The lifestyle physician highlighted a newly published Taiwanese study, which found that vegetarians have a lower rate of outpatient doctor visits.
As a result, vegetarian individuals were responsible for 15 percent lower medical expenditure compared to meat-eaters.
This was especially true for chronic illnesses like heart disease and high blood pressure, as well as depression.
Researchers said this “significantly lower” expenditure should be considered when developing strategies to reduce medical spending. This is in order to “alleviate the medical-economic burden in selected populations.”
A ‘health crisis’
A plant-based diet is often pushed as a more sustainable alternative to meat-eating. As a result, a rapidly increasing number of people are going vegan for environmental reasons.
But the link between diet and disease should not be left out of the conversation, Kassam told Metro. “The climate crisis really is a health crisis and we can’t detach the two,” the physician said.
“Moving towards a plant-based food system is clearly one of the biggest impacts we can have [on the environment], but I think people forget it’s a personal health issue too,” she added.
It’s “well borne out in scientific literature” that animal-free diets lower the risk of various health issues, like obesity, and most of these “need not occur,” Kassam said. “Our everyday work is preventable chronic illness.”
“Almost 80 percent of what we do is dedicated to diet and lifestyle-related illnesses that need not occur … and then you’d be left with accidents and emergencies.
“We’re living 12 years on average in ill health, which requires use of healthcare, and social care.”
Lower risk of disease
The physician continued: “We know that a vegan or vegetarian diet reduces the incidence of heart disease by about 25 percent and type two diabetes by over 50 percent. Vegans have a 15 percent reduction in cancer incidence as well.
“You’re much more likely to have normal cholesterol on a vegan diet. Reducing incidence of chronic disease has the knock on effect of usage of healthcare, going to the doctor and medications.”
Some insurance companies are clocking onto the connection too. HealthIQ – licensed in all 50 US states – lowered the price of life insurance for vegans, citing similar figures to above.
Further, the insurance company pointed out that vegans are 63 percent less likely to suffer from hypertension than meat-eaters. Hypertension is the chief contributor to heart attacks.
Moreover, on its website, HealthIQ highlights a 2013 study which concluded that vegans have a 15 percent lower risk of all-cause mortality.
Personal change
A nation-wide shift would need the input of every sector, including supermarkets, farmers, advertisers, and policy makers, Kassam explained.
But the “impact of personal change” should not be ignored. We could all have our last chicken meal, and never eat meat again and nothing [bad] would happen to us,” the doctor maintained.
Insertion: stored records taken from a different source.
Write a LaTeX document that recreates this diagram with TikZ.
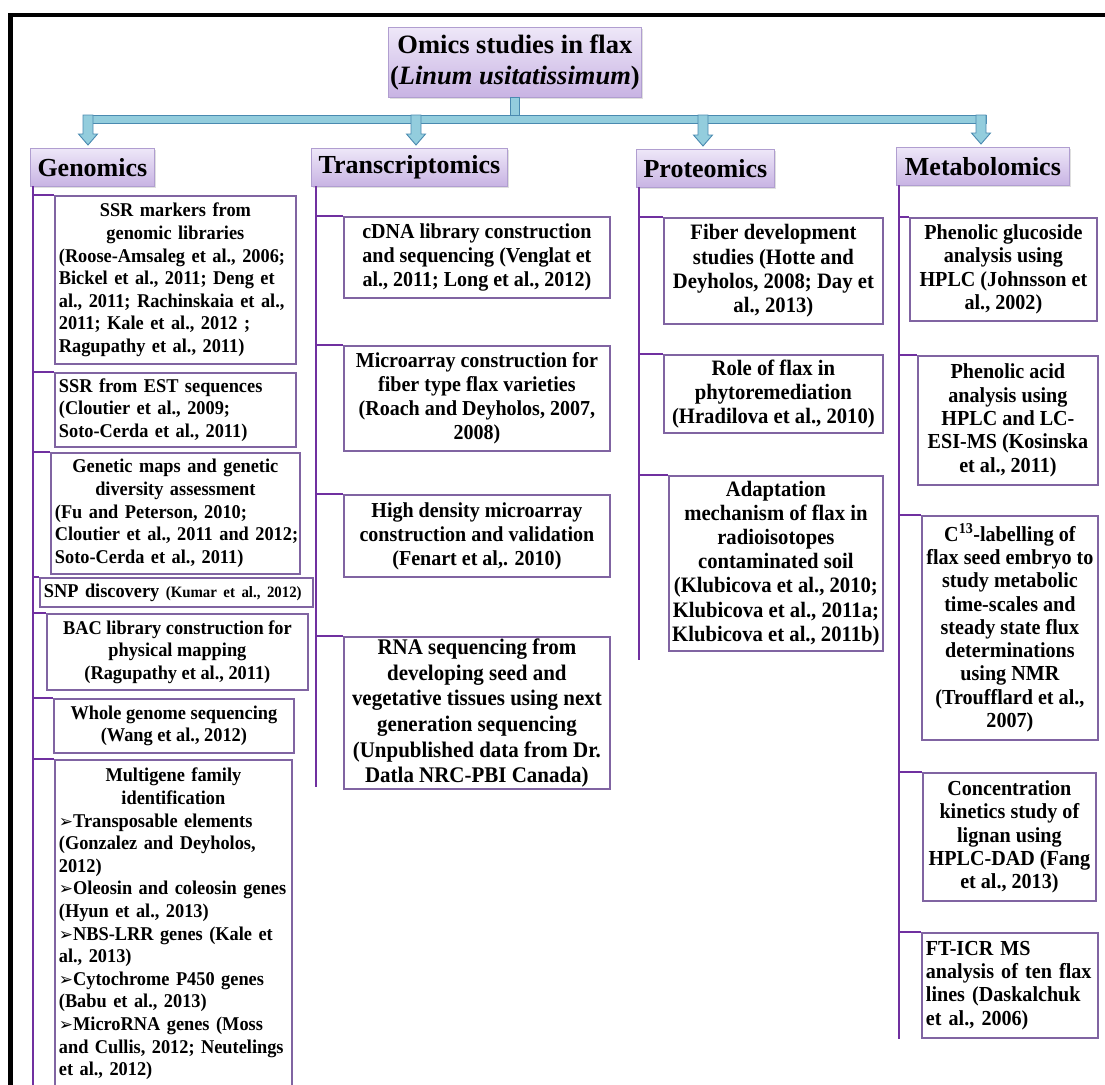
\documentclass[tikz,border=0pt]{standalone}
\usepackage{fontspec}
\setmainfont{Liberation Serif}
\newfontfamily\bodyfont[FakeStretch=0.94]{Liberation Serif}
\newfontfamily\dingfont{DejaVu Sans}
\usetikzlibrary{calc,shadows}

\definecolor{boxline}{HTML}{8064A2}
\definecolor{linkline}{HTML}{7030A0}
\definecolor{headtop}{HTML}{EEE7F8}
\definecolor{headbot}{HTML}{C8B3E3}
\definecolor{headline}{HTML}{B09ED0}
\definecolor{blockfill}{HTML}{93CDDD}
\definecolor{blockline}{HTML}{4A8AB0}

% one line of a box, centred or flush left
\newcommand\cl[1]{\makebox[\linewidth]{#1}}
\newcommand\lf[1]{\makebox[\linewidth][l]{#1}}
\newcommand\bul{{\dingfont\fontsize{17pt}{17pt}\selectfont\raisebox{0pt}{➢}}}
\newcommand\bodysize[2]{\fontsize{#1pt}{#2pt}\selectfont}

% \entry{name}{x1}{y1}{x2}{y2}{options}{text}: box with a fixed text width
\newcommand\entry[7]{%
  \pgfmathsetmacro\ew{#4-#2}%
  \pgfmathsetmacro\eh{#5-#3}%
  \pgfmathsetmacro\tw{#4-#2-8}%
  \node[item, minimum width=\ew pt, minimum height=\eh pt, text width=\tw pt, #6] (#1) at (#2,#3) {#7};}
% \centry: same, with centred lines that are never rebroken
\newcommand\centry[7]{%
  \pgfmathsetmacro\ew{#4-#2}%
  \pgfmathsetmacro\eh{#5-#3}%
  \node[item, minimum width=\ew pt, minimum height=\eh pt, #6] (#1) at (#2,#3) {#7};}

\begin{document}
\begin{tikzpicture}[x=1pt, y=-1pt,
  item/.style={draw=boxline, line width=1.8pt, fill=white, anchor=north west,
    inner xsep=4pt, inner ysep=2pt, align=center,
    font=\bodyfont\bfseries\bodysize{19.5}{22.6}},
  head/.style={draw=headline, line width=0.8pt, top color=headtop, bottom color=headbot,
    drop shadow={shadow xshift=2pt, shadow yshift=-2pt, opacity=0.25},
    anchor=north west, inner sep=0pt, align=center,
    font=\bfseries\bodysize{26}{30}},
  link/.style={draw=linkline, line width=1.8pt},
  blk/.style={draw=blockline, fill=blockfill, line width=0.9pt, line join=miter},
  frame/.style={draw=black, line width=4.5pt}
]
\useasboundingbox (0,0) rectangle (1105,1084);

% outer frame (top and left sides)
\coordinate (fTL) at (10.5,15);
\coordinate (fTR) at (1110,15);
\coordinate (fBL) at (10.5,1090);
\draw[frame] (fTR) -- (fTL) -- (fBL);

% title
\node[head, minimum width=253pt, minimum height=70pt, font=\bfseries\bodysize{26.5}{31}]
  (title) at (388,27) {Omics studies in flax\\(\textit{Linum usitatissimum})};

% column headings
\node[head, minimum width=124pt, minimum height=38pt] (gen) at (30,148) {Genomics};
\node[head, minimum width=196pt, minimum height=38pt] (tra) at (311,148) {Transcriptomics};
\node[head, minimum width=138pt, minimum height=38pt] (pro) at (636,149) {Proteomics};
\node[head, minimum width=173pt, minimum height=38pt] (met) at (896,147) {Metabolomics};

% block arrows from the title to the headings
\coordinate (barL) at (83,115);
\coordinate (barR) at (986,123);
\coordinate (aG) at (88,115);
\coordinate (aT) at (416,115);
\coordinate (aP) at (703,115);
\coordinate (aM) at (981,115);
\draw[blk] ($(title.south)+(-4.5,0)$) rectangle ($(title.south |- barL)+(4.5,4)$);
\draw[blk] (barL) rectangle (barR);
\foreach \a/\h in {aG/gen, aT/tra, aP/pro, aM/met}{
  \draw[blk] let \p1=(\a), \p2=($(\a |- \h.north)+(0,-3)$) in
    (\x1-5pt,\y1) -- (\x1+5pt,\y1) -- (\x1+5pt,\y2+11pt) -- (\x1+9.5pt,\y2+11pt)
    -- (\x1,\y2) -- (\x1-9.5pt,\y2+11pt) -- (\x1-5pt,\y2+11pt) -- cycle;
}

% trunk lines under each heading
\coordinate (gv) at (33,186);   \coordinate (gvE) at (33,1090);
\coordinate (tv) at (316,186);  \coordinate (tvE) at (316,787);
\coordinate (pv) at (639,187);  \coordinate (pvE) at (639,660);
\coordinate (mv) at (899,185);  \coordinate (mvE) at (899,1039);
\draw[link] (gv) -- (gvE);
\draw[link] (tv) -- (tvE);
\draw[link] (pv) -- (pvE);
\draw[link] (mv) -- (mvE);

% ---------------- Genomics
\entry{g1}{54}{195}{295}{363}{}{\cl{SSR markers from}\\\cl{genomic libraries}\\
  \lf{(Roose-Amsaleg et al., 2006;}\\\lf{Bickel et al., 2011; Deng et}\\
  \lf{al., 2011; Rachinskaia et al.,}\\\lf{2011; Kale et al., 2012 ;}\\
  \lf{Ragupathy et al., 2011)}}
\entry{g2}{54}{372}{295}{446}{}{\lf{SSR from EST sequences}\\
  \lf{(Cloutier et al., 2009;}\\\lf{Soto-Cerda et al., 2011)}}
\entry{g3}{50}{452}{299}{573}{}{\cl{Genetic maps and genetic}\\\cl{diversity assessment}\\
  \lf{(Fu and Peterson, 2010;}\\\lf{Cloutier et al., 2011 and 2012;}\\
  \lf{Soto-Cerda et al., 2011)}}
\entry{g4}{39}{577}{312}{606}{}{\lf{SNP discovery {\bodysize{15.8}{18}(Kumar et al., 2012)}}}
\centry{g5}{46}{613}{307}{689}{}{BAC library construction for\\physical mapping\\(Ragupathy et al., 2011)}
\centry{g6}{53}{698}{293}{752}{}{Whole genome sequencing\\(Wang et al., 2012)}
\entry{g7}{54}{759}{291}{1087}{}{\cl{Multigene family}\\\cl{identification}\\
  \lf{\bul Transposable elements}\\\lf{(Gonzalez and Deyholos,}\\\lf{2012)}\\
  \lf{\bul Oleosin and coleosin genes}\\\lf{(Hyun et al., 2013)}\\
  \lf{\bul NBS-LRR genes (Kale et}\\\lf{al., 2013)}\\
  \lf{\bul Cytochrome P450 genes}\\\lf{(Babu et al., 2013)}\\
  \lf{\bul MicroRNA genes (Moss}\\\lf{and Cullis, 2012; Neutelings}\\\lf{et al., 2012)}}
\foreach \b in {g1,g2,g3,g4,g5,g6,g7}{\draw[link] (\b.north west -| gv) -- (\b.north west);}

% ---------------- Transcriptomics
\tikzset{tcol/.style={font=\bodyfont\bfseries\bodysize{21.3}{24}}}
\centry{t1}{343}{216}{609}{297}{tcol}{cDNA library construction\\and sequencing (Venglat et\\al., 2011; Long et al., 2012)}
\centry{t2}{343}{345}{609}{450}{tcol}{Microarray construction for\\fiber type flax varieties\\(Roach and Deyholos, 2007,\\2008)}
\centry{t3}{343}{494}{609}{576}{tcol}{High density microarray\\construction and validation\\(Fenart et al,. 2010)}
\centry{t4}{343}{636}{609}{785}{font=\bodyfont\bfseries\bodysize{22.3}{25.6}}{RNA sequencing from\\developing seed and\\vegetative tissues using next\\generation sequencing\\(Unpublished data from Dr.\\Datla NRC-PBI Canada)}
\foreach \b in {t1,t2,t3,t4}{\draw[link] (\b.north west -| tv) -- (\b.north west);}

% ---------------- Proteomics
\tikzset{pcol/.style={font=\bodyfont\bfseries\bodysize{22}{24.2}, inner xsep=1pt}}
\centry{p1}{663}{217}{882}{323}{pcol}{Fiber development\\studies (Hotte and\\Deyholos, 2008; Day et\\al., 2013)}
\centry{p2}{663}{354}{882}{432}{pcol}{Role of flax in\\phytoremediation\\(Hradilova et al., 2010)}
\centry{p3}{668}{475}{882}{650}{pcol}{Adaptation\\mechanism of flax in\\radioisotopes\\contaminated soil\\(Klubicova et al., 2010;\\Klubicova et al., 2011a;\\Klubicova et al., 2011b)}
\foreach \b in {p1,p2,p3}{\draw[link] (\b.north west -| pv) -- (\b.north west);}

% ---------------- Metabolomics
\tikzset{mcol/.style={font=\bodyfont\bfseries\bodysize{21.4}{23.3}, inner xsep=1pt}}
\centry{m1}{909}{217}{1096}{320}{mcol}{Phenolic glucoside\\analysis using\\HPLC (Johnsson et\\al., 2002)}
\centry{m2}{917}{355}{1097}{484}{mcol}{Phenolic acid\\analysis using\\HPLC and LC-\\ESI-MS (Kosinska\\et al., 2011)}
\centry{m3}{921}{515}{1097}{739}{mcol}{C\textsuperscript{13}-labelling of\\flax seed embryo to\\study metabolic\\time-scales and\\steady state flux\\determinations\\using NMR\\(Troufflard et al.,\\2007)}
\centry{m4}{922}{772}{1095}{900}{mcol}{Concentration\\kinetics study of\\lignan using\\HPLC-DAD (Fang\\et al., 2013)}
\entry{m5}{921}{932}{1097}{1037}{mcol, inner xsep=4pt}{\lf{FT-ICR MS}\\\lf{analysis of ten flax}\\\lf{lines (Daskalchuk}\\\lf{et al., 2006)}}
\foreach \b in {m1,m2,m3,m4,m5}{\draw[link] (\b.north west -| mv) -- (\b.north west);}
\end{tikzpicture}
\end{document}
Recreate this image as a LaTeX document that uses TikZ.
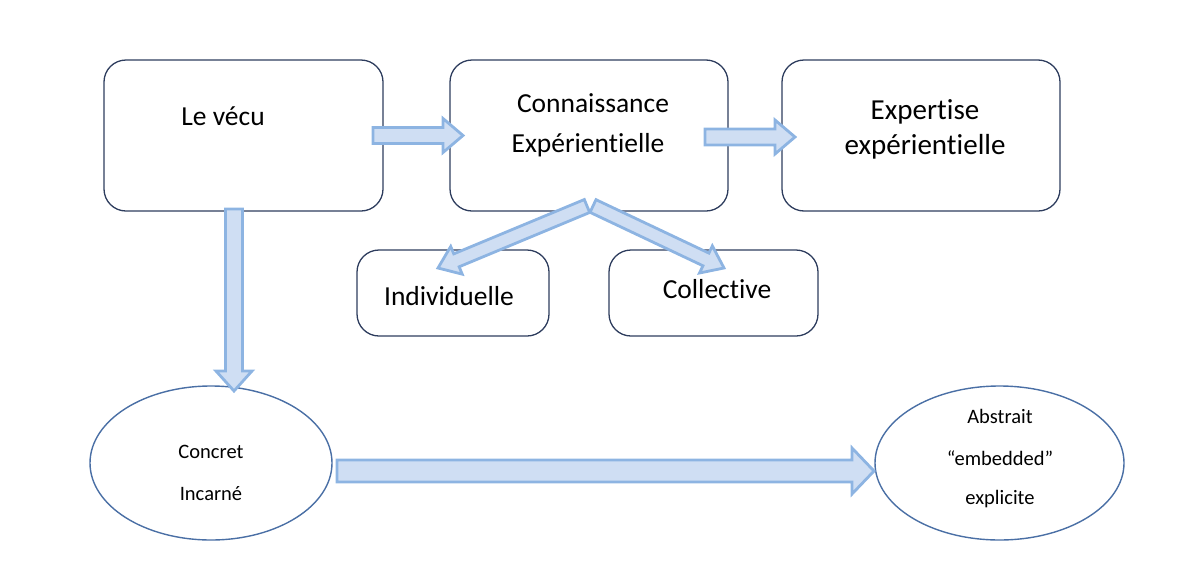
\documentclass[tikz,border=0pt]{standalone}
\usepackage{fontspec}
\setmainfont{Carlito}[Ligatures={NoCommon}]
\usetikzlibrary{calc,shapes.geometric}

\definecolor{boxline}{HTML}{2E3D5E}
\definecolor{ellline}{HTML}{4A6FA5}
\definecolor{arrline}{HTML}{8DB4E2}
\definecolor{arrfill}{HTML}{CFDEF3}

% keeps "t" and "i" as separate glyphs
\newcommand\ti{t\kern0pt i}

% Block arrow: tail, tip, shaft half-width, head half-width, head length
\newcommand\blockarrow[5]{%
  \coordinate (ba-h) at ($(#2)!#5!(#1)$);
  \draw[fatarrow] ($(#1)!#3!90:(#2)$) -- ($(ba-h)!#3!-90:(#1)$)
    -- ($(ba-h)!#4!-90:(#1)$) -- (#2) -- ($(ba-h)!#4!90:(#1)$)
    -- ($(ba-h)!#3!90:(#1)$) -- ($(#1)!#3!-90:(#2)$) -- cycle;
}

\tikzset{
  box/.style={draw=boxline, line width=1.3pt, rounded corners=22pt},
  oval/.style={ellipse, draw=ellline, line width=1.4pt},
  fatarrow/.style={draw=arrline, fill=arrfill, line width=2.8pt, line join=miter},
  bigtext/.style={font=\fontsize{27.5}{33}\selectfont, anchor=base, inner sep=0pt},
  hugetext/.style={font=\fontsize{29}{35}\selectfont, anchor=base, inner sep=0pt},
  smalltext/.style={font=\fontsize{20.5}{25}\selectfont, anchor=base, inner sep=0pt},
}

\begin{document}
\begin{tikzpicture}[x=1pt, y=-1pt]
\useasboundingbox (0,0) rectangle (1201,576);

% rounded boxes
\node[box, minimum width=279pt, minimum height=151pt] (vecu) at (243.5,135.5) {};
\node[box, minimum width=278pt, minimum height=151pt] (conn) at (589,135.5) {};
\node[box, minimum width=278pt, minimum height=151pt] (expe) at (921,135.5) {};
\node[box, minimum width=192pt, minimum height=86pt] (indi) at (453,293) {};
\node[box, minimum width=209pt, minimum height=86pt] (coll) at (713.5,293) {};

% ellipses
\node[oval, minimum width=242pt, minimum height=154pt] (conc) at (211,463) {};
\node[oval, minimum width=249pt, minimum height=154pt] (abst) at (999.5,463) {};

% labels
\node[bigtext] (t-vecu) at (223,125) {Le vécu};
\node[bigtext] (t-conn1) at (593,112) {Connaissance};
\node[bigtext] (t-conn2) at (588,152) {Expérien\ti elle};
\node[hugetext] (t-expe1) at (925,119) {Expertise};
\node[hugetext] (t-expe2) at (925,154) {expérien\ti elle};
\node[bigtext] (t-indi) at (449,305) {Individuelle};
\node[bigtext] (t-coll) at (717,298) {Collec\ti ve};
\node[smalltext] (t-conc1) at (211,458) {Concret};
\node[smalltext] (t-conc2) at (211,500) {Incarné};
\node[smalltext] (t-abst1) at (1000,423) {Abstrait};
\node[smalltext] (t-abst2) at (1000,465) {“embedded”};
\node[smalltext] (t-abst3) at (1000,504) {explicite};

% arrow end points
\coordinate (a1s) at (373,135.5);
\coordinate (a1e) at (463,135.5);
\coordinate (a2s) at (705,137);
\coordinate (a2e) at (795,137);
\coordinate (a3s) at (234,209);
\coordinate (a3e) at (234,391);
\coordinate (a4s) at (337,471);
\coordinate (a4e) at (874,471);
\coordinate (a5s) at (587,206);
\coordinate (a5e) at (438,268);
\coordinate (a6s) at (593,206);
\coordinate (a6e) at (724,268);

% block arrows
\blockarrow{a1s}{a1e}{8pt}{17pt}{20pt}
\blockarrow{a2s}{a2e}{8pt}{17pt}{20pt}
\blockarrow{a3s}{a3e}{8.5pt}{18pt}{20pt}
\blockarrow{a4s}{a4e}{11pt}{23pt}{22pt}
\blockarrow{a5s}{a5e}{7pt}{15pt}{20pt}
\blockarrow{a6s}{a6e}{7pt}{15pt}{20pt}
\end{tikzpicture}
\end{document}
Kassam noted that many people’s diets, vegan or omnivorous, can be too reliant on heavily processed foods.
“A healthy vegan diet is centring your diet around whole plant foods. That’s fruits, vegetables, wholegrains, beans, nuts and seeds, mainly water for thirst but tea and coffee is fine if you enjoy it,” she explained. A variety of herbs and spices is also important, Kassam added.
“And that’s obviously in contrast to the usual sort of British way of eating, which has become a processed to ultra-processed diet.”